__WHAT YOU ARE ASKED TO DO__. Repeat each record below exactly, dropping the pictures.
>> START INFORMATION GIVEN
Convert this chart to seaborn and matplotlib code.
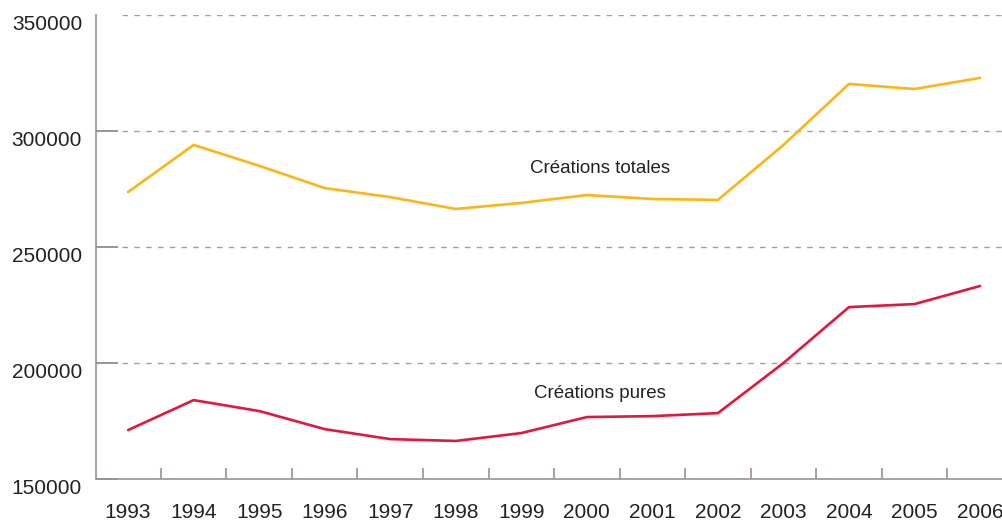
import pandas as pd
import matplotlib.pyplot as plt
import seaborn as sns
from matplotlib.ticker import FixedLocator

annees = ['1993', '1994', '1995', '1996', '1997', '1998', '1999',
          '2000', '2001', '2002', '2003', '2004', '2005', '2006']
creations_totales = [273700, 294000, 285000, 275400, 271500, 266400, 269000,
                     272400, 270700, 270300, 294000, 320300, 318100, 322900]
creations_pures = [171100, 184000, 179300, 171500, 167200, 166400, 169800,
                   176700, 177100, 178400, 200000, 224100, 225400, 233200]
series = ['Créations totales', 'Créations pures']
couleurs = ['#fdb515', '#e3173e']
y_ticks = [150000, 200000, 250000, 300000, 350000]

df = pd.DataFrame({
    'annee': annees * 2,
    'valeur': creations_totales + creations_pures,
    'serie': [series[0]] * len(annees) + [series[1]] * len(annees),
})

sns.set_style('white')
plt.rcParams['font.family'] = ['Liberation Sans', 'DejaVu Sans']

fig = plt.figure(figsize=(10.03, 5.2), dpi=100)
ax = fig.add_axes([96 / 1003, 41 / 520, 907 / 1003, 464 / 520])

sns.lineplot(data=df, x='annee', y='valeur', hue='serie', palette=couleurs,
             linewidth=1.9, legend=False, ax=ax)

# la dernière année touche presque le bord droit
ax.set_xlim(-0.49, len(annees) - 0.65)
ax.set_ylim(150000, 350000)
ax.set_xlabel('')
ax.set_ylabel('')

# grille en tirets, décalée du bord gauche
for y in y_ticks[1:]:
    ax.axhline(y, xmin=26 / 907, xmax=1, color='#a99d99', lw=1,
               linestyle=(0, (4, 4.5)), zorder=0)

axe_col = '#9d918d'
for cote in ['top', 'right']:
    ax.spines[cote].set_visible(False)
for cote in ['left', 'bottom']:
    ax.spines[cote].set_color(axe_col)
    ax.spines[cote].set_linewidth(1.2)

ax.set_yticks(y_ticks)
ax.set_yticklabels([str(v) for v in y_ticks], fontsize=15, color='#222222')
ax.tick_params(axis='y', left=True, direction='in', length=16, width=1.2,
               color='#8c807c', pad=10)
ax.yaxis.get_major_ticks()[-1].tick1line.set_visible(False)
for lab in ax.get_yticklabels():
    lab.set_verticalalignment('top')

ax.set_xticks(range(len(annees)))
ax.set_xticklabels(annees, fontsize=15, color='#222222')
ax.tick_params(axis='x', which='major', bottom=True, length=0, pad=17)
ax.xaxis.set_minor_locator(FixedLocator([i + 0.5 for i in range(len(annees) - 1)]))
ax.tick_params(axis='x', which='minor', bottom=True, direction='in', length=8,
               width=1.2, color=axe_col)

ax.text(7.2, 284000, series[0], fontsize=13.5, color='#222222', ha='center', va='center')
ax.text(7.2, 187000, series[1], fontsize=13.5, color='#222222', ha='center', va='center')

fig.savefig('out.png', dpi=100, facecolor='white')
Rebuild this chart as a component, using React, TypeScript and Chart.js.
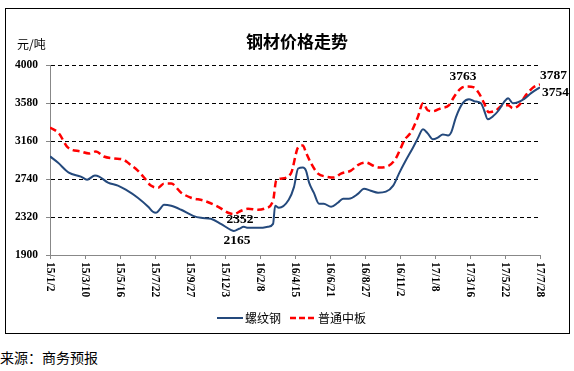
>> END INFORMATION GIVEN
__REPLY__.
Convert this chart to seaborn and matplotlib code.
import pandas as pd
import matplotlib.pyplot as plt
import seaborn as sns
from matplotlib.ticker import FixedLocator

annees = ['1993', '1994', '1995', '1996', '1997', '1998', '1999',
          '2000', '2001', '2002', '2003', '2004', '2005', '2006']
creations_totales = [273700, 294000, 285000, 275400, 271500, 266400, 269000,
                     272400, 270700, 270300, 294000, 320300, 318100, 322900]
creations_pures = [171100, 184000, 179300, 171500, 167200, 166400, 169800,
                   176700, 177100, 178400, 200000, 224100, 225400, 233200]
series = ['Créations totales', 'Créations pures']
couleurs = ['#fdb515', '#e3173e']
y_ticks = [150000, 200000, 250000, 300000, 350000]

df = pd.DataFrame({
    'annee': annees * 2,
    'valeur': creations_totales + creations_pures,
    'serie': [series[0]] * len(annees) + [series[1]] * len(annees),
})

sns.set_style('white')
plt.rcParams['font.family'] = ['Liberation Sans', 'DejaVu Sans']

fig = plt.figure(figsize=(10.03, 5.2), dpi=100)
ax = fig.add_axes([96 / 1003, 41 / 520, 907 / 1003, 464 / 520])

sns.lineplot(data=df, x='annee', y='valeur', hue='serie', palette=couleurs,
             linewidth=1.9, legend=False, ax=ax)

# la dernière année touche presque le bord droit
ax.set_xlim(-0.49, len(annees) - 0.65)
ax.set_ylim(150000, 350000)
ax.set_xlabel('')
ax.set_ylabel('')

# grille en tirets, décalée du bord gauche
for y in y_ticks[1:]:
    ax.axhline(y, xmin=26 / 907, xmax=1, color='#a99d99', lw=1,
               linestyle=(0, (4, 4.5)), zorder=0)

axe_col = '#9d918d'
for cote in ['top', 'right']:
    ax.spines[cote].set_visible(False)
for cote in ['left', 'bottom']:
    ax.spines[cote].set_color(axe_col)
    ax.spines[cote].set_linewidth(1.2)

ax.set_yticks(y_ticks)
ax.set_yticklabels([str(v) for v in y_ticks], fontsize=15, color='#222222')
ax.tick_params(axis='y', left=True, direction='in', length=16, width=1.2,
               color='#8c807c', pad=10)
ax.yaxis.get_major_ticks()[-1].tick1line.set_visible(False)
for lab in ax.get_yticklabels():
    lab.set_verticalalignment('top')

ax.set_xticks(range(len(annees)))
ax.set_xticklabels(annees, fontsize=15, color='#222222')
ax.tick_params(axis='x', which='major', bottom=True, length=0, pad=17)
ax.xaxis.set_minor_locator(FixedLocator([i + 0.5 for i in range(len(annees) - 1)]))
ax.tick_params(axis='x', which='minor', bottom=True, direction='in', length=8,
               width=1.2, color=axe_col)

ax.text(7.2, 284000, series[0], fontsize=13.5, color='#222222', ha='center', va='center')
ax.text(7.2, 187000, series[1], fontsize=13.5, color='#222222', ha='center', va='center')

fig.savefig('out.png', dpi=100, facecolor='white')
Rebuild this chart as a component, using React, TypeScript and Chart.js.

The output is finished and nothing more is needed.